Abstract: Making Sense of Compassion Fatigue Among Frontline HIV Prevention Workers (Society for Social Work and Research 22nd Annual Conference - Achieving Equal Opportunity, Equity, and Justice)

Making Sense of Compassion Fatigue Among Frontline HIV Prevention Workers

Saturday, January 13, 2018: 4:22 PM
Independence BR G (ML 4) (Marriott Marquis Washington DC)
* noted as presenting author
Rogério Pinto, PhD, LCSW, Associate Professor of Social Work, University of Michigan-Ann Arbor, Ann Arbor, MI
Kiela Crabtree, Graduate Student, University of Michigan-Ann Arbor, Ann Arbor, MI
Rashun Miles, Graduate Student, University of Michigan-Ann Arbor, Ann Arbor, MI
Mary Roach, Program Evaluator, Michigan Department of Health and Human Services, Lansing, MI
Background and Purpose: Many providers – social workers, health educators, nurses – work under stressful conditions and limited resources to assist clients with multiple needs. Providers often experience a severe state of preoccupation with the plight of clients and develop symptoms akin to those of someone facing traumatic stress, namely compassion fatigue (CF). Research on this subject is lacking, even though provider CF symptomatology may have negative implications for how effectively they can treat their clients. This pilot study aims to contextualize CF and uncover the extent of CF in a sample of HIV workers, with an eye toward developing and testing a behavioral intervention to help providers address CF symptoms.

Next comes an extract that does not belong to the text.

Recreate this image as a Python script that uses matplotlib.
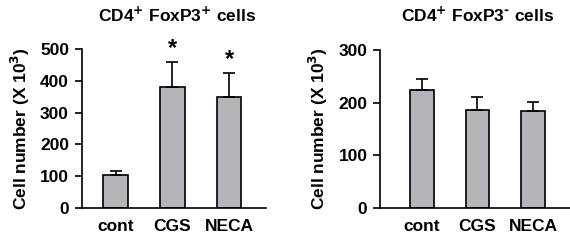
import matplotlib
matplotlib.use("Agg")
import matplotlib.pyplot as plt

plt.rcParams['font.family'] = ['Liberation Sans', 'DejaVu Sans']
plt.rcParams['font.weight'] = 'bold'

categories = ["cont", "CGS", "NECA"]
pos_values = [104, 380, 349]
pos_errors = [12, 79, 75]
neg_values = [224, 186, 184]
neg_errors = [21, 25, 17]

bar_color = "#b4b4b9"

fig = plt.figure(figsize=(5.70, 2.43), dpi=100)
ax1 = fig.add_axes([81.5/570, 0.144, (266-81.5)/570, 0.654])
ax2 = fig.add_axes([380/570, 0.144, 190/570, 0.65])

def draw(ax, vals, errs, ymax, yticks, xlim, title, title_x):
    x = list(range(len(categories)))
    ax.bar(x, vals, width=0.43, color=bar_color, edgecolor="black", linewidth=1.2,
           yerr=[[0]*len(errs), errs], capsize=4,
           error_kw=dict(elinewidth=1.2, capthick=1.2, ecolor="black"), zorder=2)
    ax.set_xlim(*xlim)
    ax.set_ylim(0, ymax)
    ax.set_yticks(yticks)
    ax.set_xticks(x)
    ax.set_xticklabels(categories, fontsize=12.5, fontweight='bold')
    ax.tick_params(axis='x', length=0, pad=8)
    ax.tick_params(axis='y', length=5, width=1.2, labelsize=12.5, pad=4, direction='out')
    for lab in ax.get_yticklabels():
        lab.set_fontweight('bold')
    ax.spines['top'].set_visible(False)
    ax.spines['right'].set_visible(False)
    ax.spines['left'].set_linewidth(1.2)
    ax.spines['bottom'].set_linewidth(1.2)
    ax.set_ylabel("Cell number (X 10$^\\mathbf{3}$)", fontsize=12.5, fontweight='bold', labelpad=6)
    fig.text(title_x, 1 - 15/243, title, ha='center', va='center', fontsize=12.5, fontweight='bold')

draw(ax1, pos_values, pos_errors, 500, [0, 100, 200, 300, 400, 500], (-0.6, 2.65),
     "CD4$^\\mathbf{+}$ FoxP3$^\\mathbf{+}$ cells", 177/570)
draw(ax2, neg_values, neg_errors, 300, [0, 100, 200, 300], (-0.76, 2.67),
     "CD4$^\\mathbf{+}$ FoxP3$^\\text{-}$ cells", 478/570)

# significance markers
stars = ["", "*", "*"]
for i, s in enumerate(stars):
    if s:
        ax1.text(i, pos_values[i] + pos_errors[i] + 8, s, ha='center', va='bottom',
                 fontsize=17, fontweight='bold')

fig.savefig("out.png", dpi=100)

Methods: Sequential mixed methods included surveys with 54 providers in 10 cities (15 agencies) in Michigan and focus groups of nine participants. We recruited community agencies and Health Departments supported by the Michigan Department of Health and Human Services. CF was measured using the 30-item scale, Compassion Satisfaction, Burnout & Compassion Fatigue Secondary Trauma. We calculated descriptive means for CF and subsequently stratified the sample into two groups, [low CF (n=4); high CF (n=5)] and conducted two focus groups to explore new factors influencing CF and contextualize the factors indicated by the CF measurement. Focus groups were recorded and transcribed verbatim. Questions aimed to uncover data about provider description of and how they address CF symptoms. Participants were also asked about acceptability of and content for future training. Drawing on Job Characteristics Theory, independent researchers coded the data for themes across the two focus groups, using NVIVO software, to capture how job roles and resources influenced CF.

Results: Quantitative sample (n=54): 34 females; 24 whites, 23 African-Americans, 5 mixed-race, and 1 Asian American. Focus group samples: Group A (2 males; 2 African-Americans and 2 whites); Group B (3 males; 3 African-Americans, 1 white, and 1 mixed-race). Seventy-two percent of the sample reported moderate to high levels of CF. Data revealed that providers described CF in a similar manner despite their reported degree of CF (measure by the CF survey). Focus group themes included: personal attachment to work (”We get into these jobs because we like people … it’s why we get into doing what we do”); self-care practices (... I work in the bar sometimes. That has made me step back from what I do sometimes”), and (“The care for us is that we get a certain amount of personal time per pay period”). Providers were agreeable to training on techniques to abate CF, including self-care strategies.

Conclusions: This pilot study used a small sample, a limitation, but given the high percentage of participants reporting moderate to high levels of CF, our data suggests that CF may be widespread among HIV prevention workers; epidemiological research is needed to confirm this. Results will form the basis of an intervention to decrease CF, which will need to address compassion fatigue with strategies to improve healthy detachment from job roles, self-care and concrete support (e.g., lower caseloads and time off) from organizations.